» **Work instructions**
Leaving the pictures out, print the lines from the first line of the listing through the line containing "2, 2, 22, 36, 37, 28, 17, 10, 7]", exactly as they read, and no others.

········

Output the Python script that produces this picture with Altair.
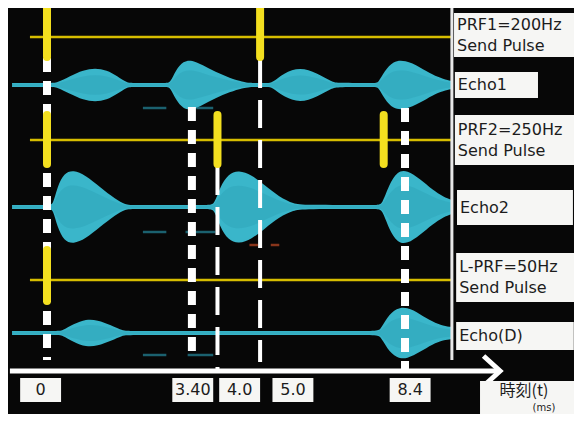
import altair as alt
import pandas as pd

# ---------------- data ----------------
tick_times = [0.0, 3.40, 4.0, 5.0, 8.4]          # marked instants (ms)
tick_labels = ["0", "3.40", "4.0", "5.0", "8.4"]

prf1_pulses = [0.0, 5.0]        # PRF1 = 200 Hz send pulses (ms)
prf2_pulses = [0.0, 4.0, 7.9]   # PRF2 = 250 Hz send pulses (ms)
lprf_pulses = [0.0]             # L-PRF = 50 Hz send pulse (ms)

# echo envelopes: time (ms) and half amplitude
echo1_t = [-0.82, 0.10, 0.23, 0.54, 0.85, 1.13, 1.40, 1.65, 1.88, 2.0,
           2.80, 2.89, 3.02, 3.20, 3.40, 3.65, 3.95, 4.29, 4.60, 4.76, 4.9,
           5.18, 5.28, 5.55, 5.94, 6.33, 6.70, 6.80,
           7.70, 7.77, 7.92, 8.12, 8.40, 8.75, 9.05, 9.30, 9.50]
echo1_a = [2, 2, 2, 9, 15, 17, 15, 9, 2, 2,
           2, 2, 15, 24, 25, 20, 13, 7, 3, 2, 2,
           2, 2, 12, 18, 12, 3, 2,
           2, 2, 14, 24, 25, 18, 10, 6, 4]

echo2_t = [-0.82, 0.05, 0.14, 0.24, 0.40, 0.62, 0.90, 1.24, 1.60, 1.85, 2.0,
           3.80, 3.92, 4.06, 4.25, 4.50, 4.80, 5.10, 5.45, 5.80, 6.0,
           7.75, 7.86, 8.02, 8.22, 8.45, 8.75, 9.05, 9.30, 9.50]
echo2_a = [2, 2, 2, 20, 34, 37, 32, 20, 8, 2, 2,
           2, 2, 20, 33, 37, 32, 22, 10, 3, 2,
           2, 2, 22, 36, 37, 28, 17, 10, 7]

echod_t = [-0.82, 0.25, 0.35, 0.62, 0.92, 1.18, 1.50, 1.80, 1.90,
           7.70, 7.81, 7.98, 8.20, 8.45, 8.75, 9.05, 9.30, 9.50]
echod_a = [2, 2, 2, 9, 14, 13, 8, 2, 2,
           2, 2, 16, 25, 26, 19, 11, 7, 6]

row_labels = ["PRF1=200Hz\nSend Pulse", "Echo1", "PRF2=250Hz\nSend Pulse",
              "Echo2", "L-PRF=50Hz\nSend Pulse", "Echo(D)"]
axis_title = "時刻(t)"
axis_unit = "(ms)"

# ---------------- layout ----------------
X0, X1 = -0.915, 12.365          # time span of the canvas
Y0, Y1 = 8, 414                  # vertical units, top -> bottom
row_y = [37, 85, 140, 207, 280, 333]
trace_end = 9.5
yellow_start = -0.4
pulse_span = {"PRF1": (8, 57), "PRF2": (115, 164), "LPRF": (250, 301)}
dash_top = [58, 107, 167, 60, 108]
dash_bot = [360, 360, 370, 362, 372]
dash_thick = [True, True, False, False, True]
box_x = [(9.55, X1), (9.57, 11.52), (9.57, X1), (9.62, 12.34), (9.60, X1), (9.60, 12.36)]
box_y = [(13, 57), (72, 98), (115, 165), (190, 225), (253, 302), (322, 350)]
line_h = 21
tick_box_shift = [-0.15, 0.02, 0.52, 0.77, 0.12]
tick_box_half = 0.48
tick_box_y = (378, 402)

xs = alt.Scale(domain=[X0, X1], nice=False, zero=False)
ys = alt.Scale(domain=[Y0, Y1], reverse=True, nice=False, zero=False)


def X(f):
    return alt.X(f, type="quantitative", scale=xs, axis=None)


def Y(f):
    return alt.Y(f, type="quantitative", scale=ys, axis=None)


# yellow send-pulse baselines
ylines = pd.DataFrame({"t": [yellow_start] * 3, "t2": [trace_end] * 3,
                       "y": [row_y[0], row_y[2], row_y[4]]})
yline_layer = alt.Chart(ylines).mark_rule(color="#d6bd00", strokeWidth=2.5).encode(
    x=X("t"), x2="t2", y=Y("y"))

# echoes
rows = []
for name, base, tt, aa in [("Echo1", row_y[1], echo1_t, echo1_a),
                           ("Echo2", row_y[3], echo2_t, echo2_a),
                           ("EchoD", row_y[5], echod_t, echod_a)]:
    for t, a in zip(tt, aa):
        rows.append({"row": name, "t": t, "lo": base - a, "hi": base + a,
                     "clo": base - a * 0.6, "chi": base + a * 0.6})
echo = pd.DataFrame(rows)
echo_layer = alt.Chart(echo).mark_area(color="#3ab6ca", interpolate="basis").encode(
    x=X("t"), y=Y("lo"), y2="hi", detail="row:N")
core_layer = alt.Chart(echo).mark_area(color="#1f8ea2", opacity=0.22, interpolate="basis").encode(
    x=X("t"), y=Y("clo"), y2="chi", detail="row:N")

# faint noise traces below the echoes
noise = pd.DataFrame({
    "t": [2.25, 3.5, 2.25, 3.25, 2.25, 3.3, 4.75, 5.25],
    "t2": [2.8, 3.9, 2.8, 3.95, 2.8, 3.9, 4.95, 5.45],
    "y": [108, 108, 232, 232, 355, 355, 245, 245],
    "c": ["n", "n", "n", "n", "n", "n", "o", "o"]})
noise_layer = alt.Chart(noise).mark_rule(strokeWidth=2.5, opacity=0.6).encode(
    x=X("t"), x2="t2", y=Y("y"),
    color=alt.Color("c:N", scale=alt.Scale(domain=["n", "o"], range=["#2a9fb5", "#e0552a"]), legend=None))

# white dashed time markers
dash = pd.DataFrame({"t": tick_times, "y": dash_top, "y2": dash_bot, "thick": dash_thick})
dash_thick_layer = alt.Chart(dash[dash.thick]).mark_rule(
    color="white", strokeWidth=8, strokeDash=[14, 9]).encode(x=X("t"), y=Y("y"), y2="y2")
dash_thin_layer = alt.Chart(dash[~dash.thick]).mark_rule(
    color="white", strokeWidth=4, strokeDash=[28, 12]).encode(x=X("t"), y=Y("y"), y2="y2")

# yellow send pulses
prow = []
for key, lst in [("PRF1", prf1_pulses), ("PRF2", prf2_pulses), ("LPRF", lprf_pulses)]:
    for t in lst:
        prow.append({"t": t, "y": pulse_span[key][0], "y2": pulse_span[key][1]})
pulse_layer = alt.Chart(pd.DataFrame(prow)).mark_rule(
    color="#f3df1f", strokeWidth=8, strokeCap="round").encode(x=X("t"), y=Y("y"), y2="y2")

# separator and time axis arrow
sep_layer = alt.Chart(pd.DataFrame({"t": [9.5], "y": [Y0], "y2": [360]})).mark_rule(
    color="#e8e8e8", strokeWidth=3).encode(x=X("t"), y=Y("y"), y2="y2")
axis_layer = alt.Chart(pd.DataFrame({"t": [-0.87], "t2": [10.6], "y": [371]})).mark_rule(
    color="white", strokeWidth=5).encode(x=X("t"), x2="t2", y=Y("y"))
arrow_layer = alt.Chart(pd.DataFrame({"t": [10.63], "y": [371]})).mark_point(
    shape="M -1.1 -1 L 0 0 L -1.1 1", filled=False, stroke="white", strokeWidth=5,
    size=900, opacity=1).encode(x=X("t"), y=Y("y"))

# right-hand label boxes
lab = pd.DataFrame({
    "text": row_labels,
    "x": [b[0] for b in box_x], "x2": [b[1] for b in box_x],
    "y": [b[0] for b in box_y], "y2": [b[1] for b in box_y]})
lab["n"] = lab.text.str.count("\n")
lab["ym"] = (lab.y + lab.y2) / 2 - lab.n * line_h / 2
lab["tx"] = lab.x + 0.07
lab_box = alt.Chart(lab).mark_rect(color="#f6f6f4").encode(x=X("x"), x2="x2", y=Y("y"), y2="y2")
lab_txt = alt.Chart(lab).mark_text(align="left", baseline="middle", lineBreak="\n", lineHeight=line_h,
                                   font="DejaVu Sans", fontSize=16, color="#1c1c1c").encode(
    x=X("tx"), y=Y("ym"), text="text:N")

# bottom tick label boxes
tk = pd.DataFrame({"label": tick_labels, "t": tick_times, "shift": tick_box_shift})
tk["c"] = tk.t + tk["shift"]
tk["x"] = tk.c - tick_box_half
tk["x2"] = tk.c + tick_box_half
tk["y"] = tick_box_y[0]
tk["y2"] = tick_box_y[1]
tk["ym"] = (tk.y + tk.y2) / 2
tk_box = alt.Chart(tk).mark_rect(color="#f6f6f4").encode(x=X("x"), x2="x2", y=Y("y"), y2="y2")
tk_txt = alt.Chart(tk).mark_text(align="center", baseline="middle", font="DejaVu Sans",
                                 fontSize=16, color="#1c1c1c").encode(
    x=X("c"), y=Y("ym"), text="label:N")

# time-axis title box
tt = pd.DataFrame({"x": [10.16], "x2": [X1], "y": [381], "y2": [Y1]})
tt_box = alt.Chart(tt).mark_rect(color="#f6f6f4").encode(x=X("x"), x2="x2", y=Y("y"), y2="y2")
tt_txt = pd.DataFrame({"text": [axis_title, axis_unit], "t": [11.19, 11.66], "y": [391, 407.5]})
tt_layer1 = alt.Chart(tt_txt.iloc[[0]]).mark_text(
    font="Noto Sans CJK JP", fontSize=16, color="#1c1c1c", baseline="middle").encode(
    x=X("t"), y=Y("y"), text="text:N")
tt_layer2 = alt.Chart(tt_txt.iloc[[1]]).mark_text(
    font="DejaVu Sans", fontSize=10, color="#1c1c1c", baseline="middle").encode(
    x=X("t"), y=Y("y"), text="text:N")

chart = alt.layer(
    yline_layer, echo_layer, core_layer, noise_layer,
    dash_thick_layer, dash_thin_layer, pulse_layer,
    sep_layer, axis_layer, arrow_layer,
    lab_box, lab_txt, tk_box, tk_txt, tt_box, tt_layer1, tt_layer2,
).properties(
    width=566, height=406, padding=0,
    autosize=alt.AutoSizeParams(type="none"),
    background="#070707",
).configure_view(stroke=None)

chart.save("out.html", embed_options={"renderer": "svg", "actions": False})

········

» **Complete response**
Output the Python script that produces this picture with Altair.
import altair as alt
import pandas as pd

# ---------------- data ----------------
tick_times = [0.0, 3.40, 4.0, 5.0, 8.4]          # marked instants (ms)
tick_labels = ["0", "3.40", "4.0", "5.0", "8.4"]

prf1_pulses = [0.0, 5.0]        # PRF1 = 200 Hz send pulses (ms)
prf2_pulses = [0.0, 4.0, 7.9]   # PRF2 = 250 Hz send pulses (ms)
lprf_pulses = [0.0]             # L-PRF = 50 Hz send pulse (ms)

# echo envelopes: time (ms) and half amplitude
echo1_t = [-0.82, 0.10, 0.23, 0.54, 0.85, 1.13, 1.40, 1.65, 1.88, 2.0,
           2.80, 2.89, 3.02, 3.20, 3.40, 3.65, 3.95, 4.29, 4.60, 4.76, 4.9,
           5.18, 5.28, 5.55, 5.94, 6.33, 6.70, 6.80,
           7.70, 7.77, 7.92, 8.12, 8.40, 8.75, 9.05, 9.30, 9.50]
echo1_a = [2, 2, 2, 9, 15, 17, 15, 9, 2, 2,
           2, 2, 15, 24, 25, 20, 13, 7, 3, 2, 2,
           2, 2, 12, 18, 12, 3, 2,
           2, 2, 14, 24, 25, 18, 10, 6, 4]

echo2_t = [-0.82, 0.05, 0.14, 0.24, 0.40, 0.62, 0.90, 1.24, 1.60, 1.85, 2.0,
           3.80, 3.92, 4.06, 4.25, 4.50, 4.80, 5.10, 5.45, 5.80, 6.0,
           7.75, 7.86, 8.02, 8.22, 8.45, 8.75, 9.05, 9.30, 9.50]
echo2_a = [2, 2, 2, 20, 34, 37, 32, 20, 8, 2, 2,
           2, 2, 20, 33, 37, 32, 22, 10, 3, 2,
           2, 2, 22, 36, 37, 28, 17, 10, 7]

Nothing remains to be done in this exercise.